In most cases, losing isn't because the opponent is strong — it's because your own actions have patterns. Check if any of these apply to you.
Mashing at frame disadvantage
Reflexively striking back immediately after having a move blocked or during recovery. In DOA6, the striking side wins even before the hitbox disappears, so mashing at disadvantage gets Counter Hit by the opponent's strike easily.
When you feel a move got blocked, stop first. If the opponent does nothing, throw. If they strike, guard and punish. Suppressing the "got hit → immediately counter" reflex is the first step.
Over-using Holds without reading
Reflexively holding the moment you get hit into Critical Stun. Holds are a 4-way guess (High, Mid P, Mid K, Low) — guess wrong and you get thrown at Hi-Counter (1.6× damage). Random holds actually give the opponent a big damage opportunity.
Use Holds once you can read the opponent's patterns. Until then, use Break Hold (4S) as an emergency option that covers all attributes. Be aware that "please Hold" (random holds) is high-risk, low-reward.
Getting KO'd with full Break Gauge
Hoarding the gauge "for a better moment" until you get KO'd at low health. Losing with 100% gauge is the same as throwing away a usable resource.
Break Blow (6S) leaves you at advantage even on guard. There's no need to wait for a perfect moment — build the habit of using it early once gauge hits 100%. Keeping 50% in reserve for Break Hold creates a good balance.
Over-relying on Side Attack
Side Attack is powerful for evading linear strikes, but results in -15F or worse on guard — a guaranteed throw punish. Experienced opponents just guard and wait, making SA spam easy to counter.
SA consumes gauge, so over-using it prevents Break Blow and Break Hold. Limit it to a "reversal when in trouble" frequency and mix it with strikes and throws. When it gets guarded, be extremely careful about your next action.
Always finishing full strings
Repeatedly finishing the same string lets experienced opponents memorize the Hold timing and start countering the final hit. Many strings also result in guaranteed throw punishes if the final hit is guarded.

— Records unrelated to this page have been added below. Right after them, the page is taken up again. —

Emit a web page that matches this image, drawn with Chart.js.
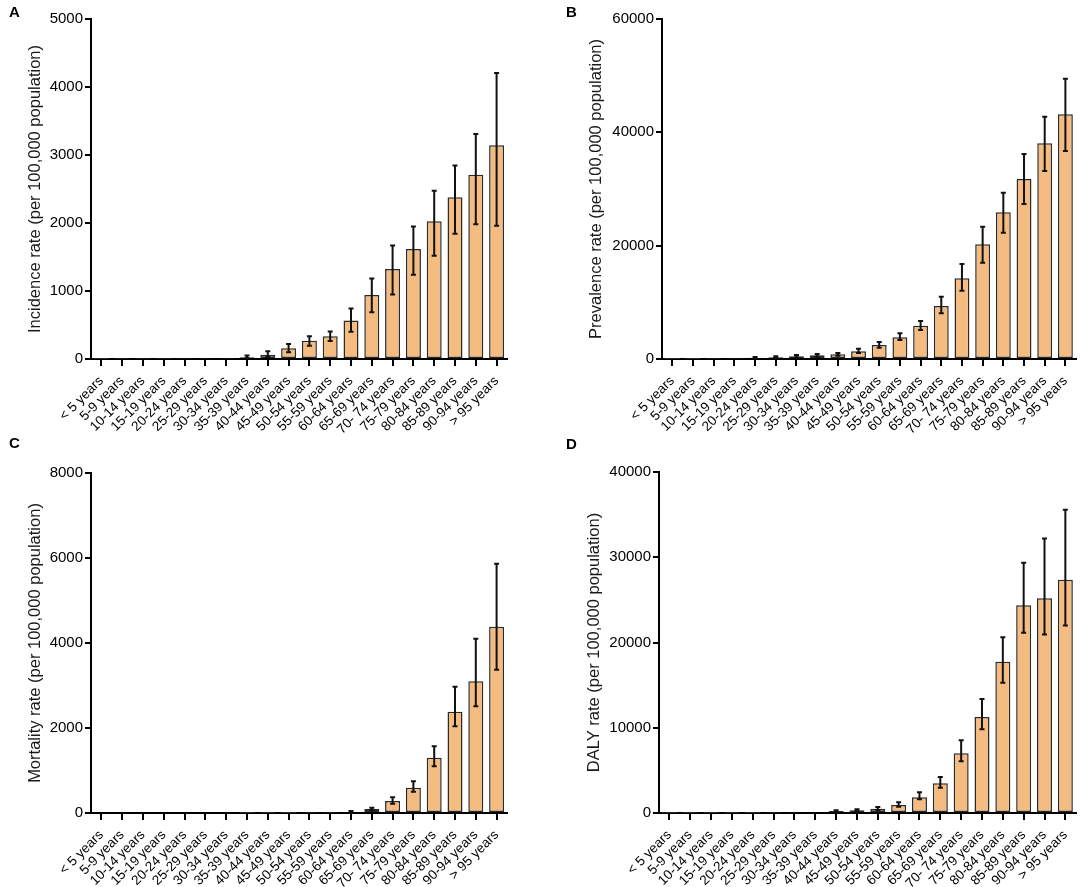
<!DOCTYPE html>
<html>
<head>
<meta charset="utf-8">
<script src="https://cdn.jsdelivr.net/npm/chart.js@4.4.1/dist/chart.umd.min.js"></script>
<style>
  body { margin:0; background:#fff; width:1084px; height:887px; position:relative; overflow:hidden; }
  .box { position:absolute; }
  .letter { position:absolute; font:bold 15px "Liberation Sans", Arial, sans-serif; color:#000; line-height:16px; }
</style>
</head>
<body>
<div class="box" style="left:0;top:0;width:540px;height:445px"><canvas id="chartA"></canvas></div>
<div class="box" style="left:540px;top:0;width:544px;height:445px"><canvas id="chartB"></canvas></div>
<div class="box" style="left:0;top:445px;width:540px;height:442px"><canvas id="chartC"></canvas></div>
<div class="box" style="left:540px;top:445px;width:544px;height:442px"><canvas id="chartD"></canvas></div>
<div class="letter" style="left:9px;top:4px">A</div>
<div class="letter" style="left:566px;top:4px">B</div>
<div class="letter" style="left:9px;top:435px">C</div>
<div class="letter" style="left:566px;top:436px">D</div>
<script>
var ageGroups = ["< 5 years", "5-9 years", "10-14 years", "15-19 years", "20-24 years",
  "25-29 years", "30-34 years", "35-39 years", "40-44 years", "45-49 years",
  "50-54 years", "55-59 years", "60-64 years", "65-69 years", "70- 74 years",
  "75-79 years", "80-84 years", "85-89 years", "90-94 years", "> 95 years"];

// A - incidence
var incidence   = [1, 2, 3, 4, 6, 7, 9, 25, 64, 157, 269, 333, 568, 940, 1322, 1616, 2027, 2380, 2708, 3144];
var incidenceLo = [0, 0, 1, 2, 3, 4, 5, 12, 29, 98, 196, 264, 402, 686, 950, 1239, 1518, 1841, 1983, 1959];
var incidenceHi = [3, 4, 6, 8, 12, 14, 18, 50, 113, 220, 333, 406, 744, 1185, 1670, 1949, 2473, 2845, 3310, 4207];

// B - prevalence
var prevalence   = [5, 10, 40, 80, 230, 300, 470, 650, 823, 1353, 2470, 3824, 5882, 9353, 14235, 20235, 25882, 31765, 38060, 43176];
var prevalenceLo = [2, 5, 20, 40, 120, 150, 250, 410, 588, 1059, 2000, 3353, 5118, 8059, 12059, 17000, 22294, 27353, 33176, 36700];
var prevalenceHi = [10, 20, 80, 150, 350, 500, 700, 880, 1059, 1823, 3000, 4529, 6706, 11000, 16765, 23353, 29353, 36176, 42765, 49470];

// C - mortality
var mortality   = [0, 0, 0, 0, 0, 0, 0, 1, 1, 2, 3, 6, 25, 94, 282, 596, 1302, 2384, 3098, 4384];
var mortalityLo = [0, 0, 0, 0, 0, 0, 0, 0, 0, 1, 2, 3, 12, 63, 220, 502, 1098, 2039, 2510, 3373];
var mortalityHi = [0, 0, 0, 0, 0, 0, 0, 1, 2, 4, 6, 12, 45, 125, 369, 745, 1569, 2973, 4102, 5867];

// D - DALY
var daly   = [8, 6, 8, 10, 14, 20, 60, 100, 235, 313, 509, 940, 1840, 3483, 7006, 11272, 17730, 24384, 25205, 27358];
var dalyLo = [4, 3, 4, 6, 8, 12, 35, 60, 150, 200, 352, 744, 1605, 2975, 6067, 9824, 15264, 21135, 20939, 21996];
var dalyHi = [12, 9, 12, 15, 20, 30, 90, 140, 330, 430, 705, 1252, 2427, 4227, 8532, 13386, 20626, 29354, 32211, 35577];

var FONT = "'Liberation Sans', Arial, sans-serif";

var errorBars = {
  id: 'errorBars',
  afterDatasetsDraw: function(chart, args, opts) {
    var ctx = chart.ctx;
    var y = chart.scales.y;
    var meta = chart.getDatasetMeta(0);
    ctx.save();
    ctx.strokeStyle = '#111';
    ctx.lineWidth = 2;
    meta.data.forEach(function(bar, i) {
      var top = y.getPixelForValue(opts.hi[i]);
      var bot = y.getPixelForValue(opts.lo[i]);
      if (bot - top < 1) return;
      ctx.beginPath();
      ctx.moveTo(bar.x, top); ctx.lineTo(bar.x, bot);
      ctx.moveTo(bar.x - 2.5, top); ctx.lineTo(bar.x + 2.5, top);
      ctx.moveTo(bar.x - 2.5, bot); ctx.lineTo(bar.x + 2.5, bot);
      ctx.stroke();
    });
    ctx.restore();
  }
};

function makeChart(id, values, lo, hi, title, max, step, pad, yWidth, xHeight) {
  var ctx = document.getElementById(id).getContext('2d');
  return new Chart(ctx, {
    type: 'bar',
    data: {
      labels: ageGroups,
      datasets: [{
        data: values,
        backgroundColor: '#F4BC80',
        borderColor: '#2a2a2a',
        borderWidth: 1.5,
        borderSkipped: false,
        categoryPercentage: 1,
        barPercentage: 0.72
      }]
    },
    options: {
      responsive: true,
      maintainAspectRatio: false,
      animation: false,
      layout: { padding: pad },
      plugins: {
        legend: { display: false },
        tooltip: { enabled: false },
        errorBars: { lo: lo, hi: hi }
      },
      scales: {
        x: {
          offset: true,
          afterFit: function(s) { s.height = xHeight; },
          grid: { display: true, drawOnChartArea: false, drawTicks: true, offset: false,
                  color: '#000', lineWidth: 2, tickLength: 7, tickColor: '#000', tickWidth: 2 },
          border: { color: '#000', width: 2 },
          ticks: { autoSkip: false, minRotation: 45, maxRotation: 45, color: '#000', padding: 7,
                   font: { family: FONT, size: 13.5 } }
        },
        y: {
          min: 0, max: max,
          afterFit: function(s) { s.width = yWidth; },
          grid: { display: true, drawOnChartArea: false, color: '#000', lineWidth: 2, tickLength: 6 },
          border: { color: '#000', width: 2 },
          ticks: { stepSize: step, color: '#000', padding: 2, font: { family: FONT, size: 15 },
                   callback: function(v) { return String(v); } },
          title: { display: true, text: title, color: '#1a1a1a', padding: { top: 4, bottom: 0 },
                   font: { family: FONT, size: 16.5 } }
        }
      }
    },
    plugins: [errorBars]
  });
}

makeChart('chartA', incidence, incidenceLo, incidenceHi, 'Incidence rate (per 100,000 population)',
  5000, 1000, { left: 22, top: 19, right: 33, bottom: 0 }, 69, 86);
makeChart('chartB', prevalence, prevalenceLo, prevalenceHi, 'Prevalence rate (per 100,000 population)',
  60000, 20000, { left: 43, top: 19, right: 6, bottom: 0 }, 79, 86);
makeChart('chartC', mortality, mortalityLo, mortalityHi, 'Mortality rate (per 100,000 population)',
  8000, 2000, { left: 22, top: 28, right: 33, bottom: 0 }, 69, 74);
makeChart('chartD', daly, dalyLo, dalyHi, 'DALY rate (per 100,000 population)',
  40000, 10000, { left: 41, top: 27, right: 8, bottom: 0 }, 78, 74);
</script>
</body>
</html>
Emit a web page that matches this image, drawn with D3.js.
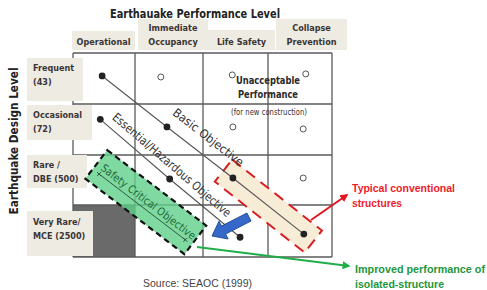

Simply having the option to stop the string midway and throw makes you harder to read. Mixing "mid-string stop → throw" with "finish the string" keeps the opponent guessing whether to Hold or prepare for a throw.
Always taking ukemi
Reflexively taking ukemi every knockdown makes it easy for the opponent to meaty you every time. Ukemi also removes the wake-up kick option, and taking ukemi when the opponent is close can actually put you at a disadvantage.
Check your distance from the opponent before deciding to take ukemi. If they're far, quick rise is fine. When they're close, not taking ukemi and reacting to their action is often safer. Mixing ukemi with wake-up kicks makes you harder to read.